Exultante, tempos depois, sua majestade decidiu marcar uma grande parada na cidade para exibir seu traje especialíssimo. Todavia, uma criança, durante o desfile, desmascarou a farsa, gritando: “O rei está nu!”. Neste momento o rei se encolhe, pois desconfia da veracidade da sentença. Mas mantém-se orgulhosamente em seu trajeto, como se nada houvesse ocorrido.

Esta fábula de imediato nos remete a inúmeras e incontestáveis ilações, como as relacionadas aos nossos políticos, que, municiados de corriqueiro cinismo e desfaçatez — garantem ser “cordeiros em pele de lobos”.  O povo, cego, ignorante ou aficcionado em delírios multiplicadores de miragens — crê piamente no palavrório acintoso dos discursos — quase suplicando para continuar, ad vitae, a ser engambelado por seus ilustres desrepresentantes eleitos.

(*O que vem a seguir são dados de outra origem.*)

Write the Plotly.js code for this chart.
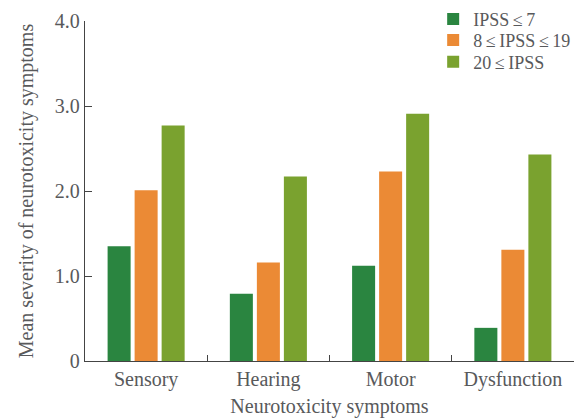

Referindo-se à própria obra “Ensaio Sobre a Cegueira”, o escritor José Saramago desabafa: “Este é um livro francamente terrível com o qual eu quero que o leitor sofra tanto como eu sofri ao escrevê-lo. Nele se descreve uma longa tortura. É um livro brutal e violento e é simultaneamente uma das experiências mais dolorosas da minha vida. São 300 páginas de constante aflição. Através da escrita, tentei dizer que não somos bons e que é preciso que tenhamos coragem para reconhecer isso”.

Afinal, quantos de nós possuímos a coragem de retirar a venda dos olhos da consciência e atestar, sem anestesias ou eufemismos outros,  o que nos circunda ou percorre nossos mais íntimos pensamentos. Teatros, representações, personas, simulações. Intenções escamoteadas pela vã esperteza do ludibrio. Deliberações sinuosas e espúrias. Sorrisos de noites sem lua.

Nasce um clamor de indecifrável origem: “Humildade, bravura, dignidade cadê vocês?” A pergunta se anuncia carregada de aflição.

“Ah, estávamos cansadas de dar murros em ponta de faca, dirigindo-nos às surdas, cegas e prepotentes criaturas deste mundo. Tiramos umas férias, então.”